FAQ: design system governance for enterprise teams
What is design system governance in an enterprise?
Design system governance in an enterprise is the operating model for how UI components, design tokens, documentation, code, and usage rules are owned and changed. It defines decision rights, contribution paths, release gates, exception rules, and adoption metrics so the system stays useful across teams.
Which governance model is best for enterprise design systems?
Most enterprise teams should start with a hybrid model. A small core team owns shared foundations such as tokens, typography, forms, accessibility, and release quality, while product champions help evaluate product-specific patterns. This gives the system enough control to stay consistent and enough product input to stay usable.
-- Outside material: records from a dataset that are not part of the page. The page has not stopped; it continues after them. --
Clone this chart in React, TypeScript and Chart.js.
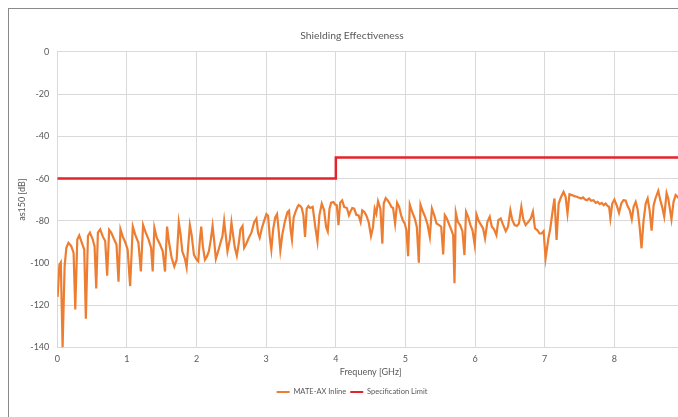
import React, { useEffect, useRef } from 'react';
import { Chart, registerables } from 'chart.js';

Chart.register(...registerables);

const chartTitle = 'Shielding Effectiveness';
const xTitle = 'Frequeny [GHz]';
const yTitle = 'as150 [dB]';
const seriesNames = ['MATE-AX Inline', 'Specification Limit'];

const mateFreq = [
  0.005, 0.03, 0.05, 0.076, 0.105, 0.13, 0.16, 0.2, 0.234, 0.258, 0.287, 0.315, 0.353, 0.387, 0.41, 0.44, 0.468, 0.506, 0.535, 0.559,
  0.583, 0.616, 0.654, 0.688, 0.716, 0.745, 0.774, 0.812, 0.85, 0.879, 0.907, 0.94, 0.974, 1.01, 1.046, 1.084, 1.117, 1.165, 1.2, 1.232,
  1.27, 1.31, 1.347, 1.37, 1.394, 1.428, 1.476, 1.514, 1.547, 1.576, 1.605, 1.643, 1.68, 1.714, 1.745, 1.77, 1.795, 1.833, 1.857, 1.88,
  1.904, 1.928, 1.962, 2.0, 2.024, 2.048, 2.067, 2.09, 2.12, 2.148, 2.177, 2.205, 2.23, 2.253, 2.277, 2.31, 2.344, 2.372, 2.396, 2.42,
  2.444, 2.478, 2.501, 2.525, 2.55, 2.578, 2.607, 2.63, 2.66, 2.683, 2.71, 2.75, 2.788, 2.826, 2.86, 2.883, 2.907, 2.94, 2.97, 3.003,
  3.027, 3.05, 3.074, 3.1, 3.13, 3.156, 3.18, 3.203, 3.232, 3.265, 3.304, 3.328, 3.35, 3.37, 3.394, 3.418, 3.447, 3.466, 3.49, 3.51,
  3.534, 3.558, 3.582, 3.606, 3.63, 3.668, 3.702, 3.736, 3.764, 3.798, 3.832, 3.86, 3.884, 3.909, 3.933, 3.966, 3.99, 4.014, 4.038, 4.062,
  4.091, 4.12, 4.159, 4.188, 4.207, 4.236, 4.264, 4.293, 4.327, 4.356, 4.38, 4.409, 4.438, 4.471, 4.505, 4.534, 4.558, 4.582, 4.606, 4.64,
  4.668, 4.688, 4.716, 4.745, 4.774, 4.798, 4.822, 4.851, 4.88, 4.909, 4.938, 4.962, 4.99, 5.014, 5.038, 5.062, 5.096, 5.135, 5.163, 5.192,
  5.216, 5.25, 5.283, 5.317, 5.35, 5.38, 5.413, 5.446, 5.484, 5.513, 5.542, 5.565, 5.594, 5.627, 5.66, 5.685, 5.704, 5.723, 5.752, 5.785,
  5.818, 5.847, 5.87, 5.9, 5.933, 5.962, 5.995, 6.02, 6.048, 6.08, 6.115, 6.143, 6.177, 6.21, 6.24, 6.272, 6.306, 6.334, 6.368, 6.4,
  6.44, 6.473, 6.506, 6.535, 6.568, 6.6, 6.63, 6.664, 6.692, 6.726, 6.764, 6.8, 6.83, 6.86, 6.893, 6.926, 6.955, 6.984, 7.012, 7.054,
  7.078, 7.112, 7.14, 7.17, 7.2, 7.236, 7.27, 7.3, 7.327, 7.355, 7.39, 7.427, 7.46, 7.494, 7.52, 7.55, 7.58, 7.608, 7.637, 7.666,
  7.7, 7.732, 7.76, 7.79, 7.818, 7.847, 7.876, 7.904, 7.924, 7.943, 7.97, 8.0, 8.033, 8.067, 8.1, 8.13, 8.162, 8.19, 8.22, 8.25,
  8.277, 8.306, 8.334, 8.363, 8.39, 8.42, 8.45, 8.478, 8.506, 8.535, 8.564, 8.59, 8.63, 8.66, 8.688, 8.716, 8.75, 8.774, 8.8, 8.82,
  8.85, 8.88, 8.907, 8.94, 8.97,
];

const mateDb = [
  -116, -100.8, -99.7, -140, -101.6, -92.8, -90.4, -92, -95.2, -122, -88.8, -86.9, -90.4, -93.6, -126.4, -87.2, -85.6, -88.5, -92, -112,
  -85.6, -84, -87.5, -89.6, -106, -84.3, -85.6, -88.5, -91.2, -108.8, -84, -87.5, -90, -93.6, -110.9, -82.7, -86.4, -90.4, -104, -82,
  -85.6, -88.8, -92.8, -104, -83.2, -88, -91.2, -94.4, -104, -82.7, -90.4, -97.6, -101.6, -98.4, -80.8, -86.4, -94.4, -98, -102, -92,
  -82, -86.4, -96, -98.4, -99.2, -88.8, -82.7, -92, -98.4, -97, -94.4, -88.8, -82.4, -89.6, -98, -94.4, -90.4, -87.2, -80, -87.2,
  -94.4, -88.8, -80.8, -86.9, -92.8, -96.5, -90.4, -84, -82.4, -92.8, -91.2, -88, -85.6, -80.8, -78.9, -85.6, -88, -83.2, -80, -76.8,
  -77.6, -87.2, -93.6, -84, -78.4, -76.8, -84.8, -94, -86.4, -80.8, -76, -75.2, -84, -88.8, -78.4, -76, -73.6, -72.5, -73, -73.9,
  -77.4, -87.6, -74.2, -73, -73.9, -73.4, -82.1, -89.7, -77.4, -71.8, -75, -82.9, -85, -74.2, -71.4, -71.1, -72.3, -72.6, -82.1, -71.4,
  -70.3, -73.4, -73.9, -77.4, -75.8, -73.9, -74.2, -77.1, -77.4, -80.6, -75, -75.8, -77.4, -80.6, -87.2, -82.9, -74.2, -76.6, -70.7, -74.2,
  -90.8, -71.8, -69.2, -70.3, -71.8, -73.4, -73.9, -81.3, -71.4, -73.4, -77.4, -79.7, -81.3, -84.5, -96.7, -72.3, -75.8, -79, -82.9, -99.8,
  -72.3, -75.6, -78.1, -81.7, -87.6, -74.2, -77.3, -81.3, -82, -82.8, -95.9, -77.3, -78.9, -81.7, -84.4, -86.8, -109.6, -76.1, -80.5, -82,
  -84.9, -96.2, -75.7, -78.1, -82, -84.4, -91.5, -77, -79.7, -81.7, -83.6, -88.3, -80.5, -78.1, -82.8, -84, -86.8, -79.7, -78.9, -81.7,
  -84.9, -82.8, -75, -79.7, -82, -82.4, -81.3, -73.4, -79.2, -82, -80.5, -78.9, -75.7, -83.6, -84.4, -86, -86, -84.9, -97.8, -88,
  -84, -75.7, -69.4, -89, -71.8, -68.6, -66.3, -68.6, -76.5, -67.4, -67.8, -68.3, -68.6, -69.1, -69.4, -68.9, -69.9, -70.2, -69.4, -70.5,
  -70.2, -71.5, -71, -72.1, -71.5, -72.6, -71.8, -73, -73.3, -78.8, -71.8, -69.9, -72.6, -76.2, -71.8, -70.2, -70.4, -73, -74.9, -79.3,
  -73.3, -71, -74.6, -82.8, -93, -79.6, -71.8, -69.4, -74.9, -84.6, -72.6, -69.4, -65.8, -70.2, -73.7, -78, -66.8, -69.4, -74.9, -79.3,
  -71, -67.8, -68.6, -70, -69,
];

const specFreq = [0, 4, 4, 9];
const specDb = [-60, -60, -50, -50];

const xMin = 0;
const xMax = 9;
const yMin = -140;
const yMax = 0;

const FONT = 'Lato, "Open Sans", sans-serif';
const TEXT = '#595959';
const GRID = '#d9d9d9';

export default function App() {
  const ref = useRef<HTMLCanvasElement | null>(null);

  useEffect(() => {
    if (!ref.current) return;
    const chart = new Chart(ref.current, {
      type: 'line',
      data: {
        datasets: [
          {
            label: seriesNames[0],
            data: mateFreq.map((f, i) => ({ x: f, y: mateDb[i] })),
            borderColor: '#ED7D31',
            backgroundColor: '#ED7D31',
            borderWidth: 2.2,
            pointRadius: 0,
            tension: 0,
          },
          {
            label: seriesNames[1],
            data: specFreq.map((f, i) => ({ x: f, y: specDb[i] })),
            borderColor: '#E3242B',
            backgroundColor: '#E3242B',
            borderWidth: 2.5,
            pointRadius: 0,
            tension: 0,
          },
        ],
      },
      options: {
        responsive: false,
        animation: false,
        devicePixelRatio: 1,
        layout: { padding: { left: 11, right: 13, top: 0, bottom: 21.25 } },
        plugins: {
          title: {
            display: true,
            text: chartTitle,
            color: TEXT,
            font: { family: FONT, size: 10.3, weight: 'normal', lineHeight: 1.2 },
            padding: { top: 20.8, bottom: 9.8 },
          },
          legend: {
            position: 'bottom',
            labels: {
              boxWidth: 13,
              boxHeight: 2,
              padding: 4,
              color: TEXT,
              font: { family: FONT, size: 7.5 },
              generateLabels: (c: any) =>
                Chart.defaults.plugins.legend.labels.generateLabels(c).map((it: any) => ({
                  ...it,
                  fillStyle: it.strokeStyle,
                  lineWidth: 0,
                })),
            },
          },
          tooltip: { enabled: false },
        },
        scales: {
          x: {
            type: 'linear',
            min: xMin,
            max: xMax,
            ticks: { stepSize: 1, color: TEXT, padding: 6, font: { family: FONT, size: 9 } },
            grid: { color: GRID, drawTicks: false },
            border: { color: GRID },
            title: {
              display: true,
              text: xTitle,
              color: TEXT,
              font: { family: FONT, size: 9, lineHeight: 1.2 },
              padding: { top: 0, bottom: 6.85 },
            },
            afterFit: (s: any) => {
              s.height = 36.75;
            },
          },
          y: {
            type: 'linear',
            min: yMin,
            max: yMax,
            ticks: { stepSize: 20, color: TEXT, padding: 8, font: { family: FONT, size: 9 } },
            grid: { color: GRID, drawTicks: false },
            border: { color: GRID },
            title: {
              display: true,
              text: yTitle,
              color: TEXT,
              font: { family: FONT, size: 9, lineHeight: 1.2 },
              padding: { top: -3.4, bottom: 0 },
            },
            afterFit: (s: any) => {
              s.width = 37.3;
            },
          },
        },
      },
    });
    return () => chart.destroy();
  }, []);

  return (
    <div style={{ position: 'fixed', left: 8, top: 8, width: 670, height: 409, overflow: 'hidden', background: '#fff' }}>
      <div style={{ width: 690, height: 420, border: '1px solid #8a8a8a', boxSizing: 'border-box' }}>
        <canvas ref={ref} width={688} height={418} style={{ display: 'block' }} />
      </div>
    </div>
  );
}
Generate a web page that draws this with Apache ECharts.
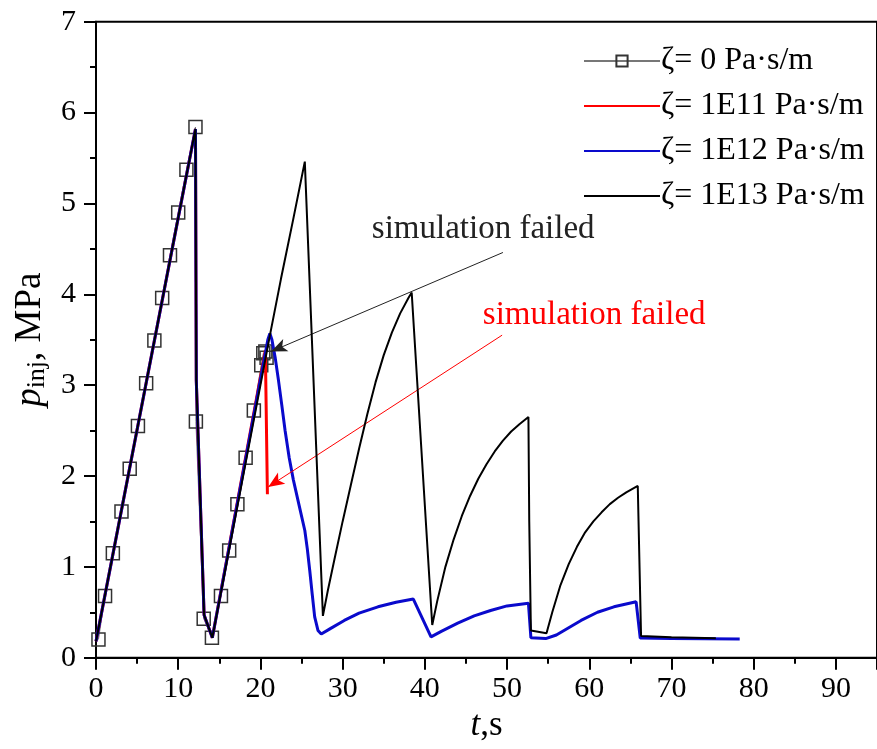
<!DOCTYPE html>
<html>
<head>
<meta charset="utf-8">
<script src="https://cdn.jsdelivr.net/npm/echarts@6/dist/echarts.min.js"></script>
<style>html,body{margin:0;padding:0;background:#fff}#c{width:877px;height:749px}</style>
</head>
<body>
<div id="c"></div>
<script>
var seriesNames = ['ζ= 0 Pa·s/m', 'ζ= 1E11 Pa·s/m', 'ζ= 1E12 Pa·s/m', 'ζ= 1E13 Pa·s/m'];
var xTicks = [0, 10, 20, 30, 40, 50, 60, 70, 80, 90];
var yTicks = [0, 1, 2, 3, 4, 5, 6, 7];

var zeta0 = [[0.3,0.2],[1.1,0.68],[2.05,1.15],[3.1,1.61],[4.1,2.08],[5.1,2.55],[6.1,3.02],[7.1,3.49],[8.05,3.96],[9.0,4.43],[10.0,4.9],[11.0,5.37],[12.1,5.84],
  [12.15,2.6],[13.1,0.43],[14.1,0.22],[15.2,0.68],[16.2,1.18],[17.2,1.69],[18.2,2.2],[19.2,2.72],[20.1,3.22],[20.35,3.35],[20.6,3.37],[20.75,3.3]];

var zeta11 = [[0,0.18],[12.1,5.82],[12.2,3.05],[13.15,0.47],[14.15,0.22],[20.6,3.38],[20.85,1.8]];

var zeta12 = [[0,0.18],[12.1,5.82],[12.2,3.05],[13.15,0.47],[14.15,0.22],[20.9,3.5],[21.15,3.57],[21.4,3.5],[21.8,3.3],[22.2,3.05],[22.6,2.78],[23.0,2.5],[23.5,2.2],[24.0,1.96],[24.7,1.68],[25.4,1.4],[25.7,1.2],[26.0,0.96],[26.3,0.7],[26.6,0.45],[27.0,0.3],[27.4,0.26],
  [28.5,0.32],[30.2,0.41],[32,0.49],[34.3,0.56],[36.5,0.61],[38.6,0.645],[40.75,0.23],
  [42,0.29],[44,0.38],[46,0.46],[48,0.52],[50,0.57],[52.6,0.6],[52.9,0.22],[54.7,0.21],
  [56,0.25],[57.5,0.33],[59,0.41],[61,0.5],[63,0.56],[65.7,0.615],[66.2,0.216],[70,0.21],[78.3,0.205]];

var zeta13 = [[0,0.18],[12.1,5.82],[12.2,3.05],[13.15,0.47],[14.15,0.22],[21.2,3.57],[22.5,4.17],[24,4.83],[25.4,5.46],[27.6,0.46],
  [28.2,0.74],[29,1.08],[30,1.5],[31,1.9],[32,2.3],[33,2.68],[34,3.03],[35,3.33],[36,3.58],[37,3.79],[38,3.96],[38.4,4.02],[40.9,0.36],
  [41.5,0.62],[42.5,1.0],[43.5,1.3],[44.5,1.56],[45.5,1.78],[46.5,1.97],[47.5,2.13],[48.5,2.27],[49.5,2.39],[50.5,2.49],[51.5,2.57],[52.6,2.65],[52.7,1.5],[52.9,0.3],[54.8,0.27],
  [55.5,0.5],[56.5,0.8],[57.5,1.03],[58.5,1.22],[59.5,1.38],[60.5,1.5],[61.5,1.6],[62.5,1.69],[63.5,1.76],[64.5,1.82],[65.9,1.89],[66.3,0.24],[70,0.225],[75.4,0.213]];

var noteBlack = {text:'simulation failed', at:[47.1,4.71], from:[49.5,4.46], to:[21.3,3.37]};
var noteRed = {text:'simulation failed', at:[60.6,3.77], from:[49.4,3.55], to:[20.95,1.88]};

var FONT = 'Liberation Serif';
var chart = echarts.init(document.getElementById('c'), null, {renderer:'canvas'});

function note(n, color){
  return {
    markLine: {
      silent: true, animation: false,
      symbol: ['none','arrow'], symbolSize: [10, 16],
      lineStyle: {color: color, width: 1, type: 'solid'},
      label: {show: false},
      data: [[{coord: n.from}, {coord: n.to}]]
    },
    markPoint: {
      silent: true, animation: false,
      symbol: 'circle', symbolSize: 1,
      itemStyle: {color: 'rgba(0,0,0,0)'},
      label: {show: true, position: 'inside', formatter: n.text, color: color, fontFamily: FONT, fontSize: 33},
      data: [{coord: n.at}]
    }
  };
}

var s11 = {name: seriesNames[1], type:'line', data: zeta11, symbol:'none', z:3,
  lineStyle:{color:'#ff0000', width:3}, itemStyle:{color:'#ff0000'}};
Object.assign(s11, note(noteRed, '#ff0000'));
var s13 = {name: seriesNames[3], type:'line', data: zeta13, symbol:'none', z:5,
  lineStyle:{color:'#000', width:2}, itemStyle:{color:'#000'}};
Object.assign(s13, note(noteBlack, '#222'));

var hideSym = {color: 'rgba(0,0,0,0)', borderWidth: 0, opacity: 0};

chart.setOption({
  animation: false,
  backgroundColor: '#fff',
  grid: {left: 96, top: 21.7, right: -7.8, bottom: 91.3, show: true, borderColor: '#000', borderWidth: 2, backgroundColor: 'transparent'},
  legend: {
    orient: 'vertical', left: 578, top: 40,
    itemWidth: 76, itemHeight: 14, itemGap: 13,
    textStyle: {fontFamily: FONT, fontSize: 32, lineHeight: 30, color: '#000', padding: [0,0,0,-4]},
    data: [
      {name: seriesNames[0]},
      {name: seriesNames[1], itemStyle: hideSym},
      {name: seriesNames[2], itemStyle: hideSym},
      {name: seriesNames[3], itemStyle: hideSym}
    ]
  },
  xAxis: {
    type: 'value', min: 0, max: 95, interval: 10,
    name: '{i|t},s', nameLocation: 'middle', nameGap: 34,
    nameTextStyle: {fontFamily: FONT, fontSize: 35, color: '#000',
      rich: {i: {fontFamily: FONT, fontStyle: 'italic', fontSize: 35, color: '#000'}}},
    axisLine: {show: true, lineStyle: {color: '#000', width: 2}},
    axisTick: {show: true, inside: false, length: 12, lineStyle: {color: '#000', width: 2}},
    minorTick: {show: true, splitNumber: 2, length: 6, lineStyle: {color: '#000', width: 2}},
    splitLine: {show: false},
    axisLabel: {showMaxLabel: false, margin: 16, fontFamily: FONT, fontSize: 30, color: '#000',
      formatter: function(v){ return xTicks.indexOf(v) >= 0 ? String(v) : ''; }}
  },
  yAxis: {
    type: 'value', min: 0, max: 7, interval: 1,
    name: '{i|p}{s|inj}{n|, MPa}', nameLocation: 'middle', nameGap: 46, nameRotate: 90,
    nameTextStyle: {fontFamily: FONT, fontSize: 37, color: '#000',
      rich: {
        i: {fontFamily: FONT, fontStyle: 'italic', fontSize: 37, color: '#000'},
        s: {fontFamily: FONT, fontSize: 26, color: '#000', verticalAlign: 'bottom', padding: [14,0,0,0]},
        n: {fontFamily: FONT, fontSize: 37, color: '#000'}
      }},
    axisLine: {show: true, lineStyle: {color: '#000', width: 2}},
    axisTick: {show: true, inside: false, length: 12, lineStyle: {color: '#000', width: 2}},
    minorTick: {show: true, splitNumber: 2, length: 6, lineStyle: {color: '#000', width: 2}},
    splitLine: {show: false},
    axisLabel: {margin: 20, fontFamily: FONT, fontSize: 30, color: '#000',
      formatter: function(v){ return yTicks.indexOf(v) >= 0 ? String(v) : ''; }}
  },
  series: [
    {name: seriesNames[0], type:'line', data: zeta0, symbol:'rect', symbolSize: 13, z:2,
      lineStyle:{color:'#777', width:1},
      itemStyle:{color:'rgba(255,255,255,0)', borderColor:'#333', borderWidth:1.5}},
    s11,
    {name: seriesNames[2], type:'line', data: zeta12, symbol:'none', z:4,
      lineStyle:{color:'#0a0acc', width:3}, itemStyle:{color:'#0a0acc'}},
    s13
  ]
});
</script>
</body>
</html>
How do you measure design system adoption?
Measure adoption through library usage, component insertions, detachment rates, token overrides, code package usage, documentation searches, and product surfaces using approved components. Pair the data with interviews. A low adoption number tells you where to look, but teams explain why it is happening.
Who should own design system governance?
A named design system owner should be accountable, with a design lead, engineering partner, product champions, and accessibility reviewer involved in decisions. Avoid shared ownership with no final decision-maker. Enterprise systems need broad input, but they also need one clear path to a decision.
How often should an enterprise design system release updates?
Monthly releases work well for many enterprise systems because they create a predictable rhythm without overwhelming product teams. Urgent accessibility or production fixes can ship faster. Breaking changes should include a migration plan, support window, and clear deadline for old pattern removal.
How do you prevent design system drift?
Prevent drift by pairing Figma and code releases, reviewing token overrides, requiring approved components in design QA, tracking exceptions, and measuring component detachment. Drift is usually a workflow issue. Fixing it requires better contribution paths and clearer release rules, not more visual policing.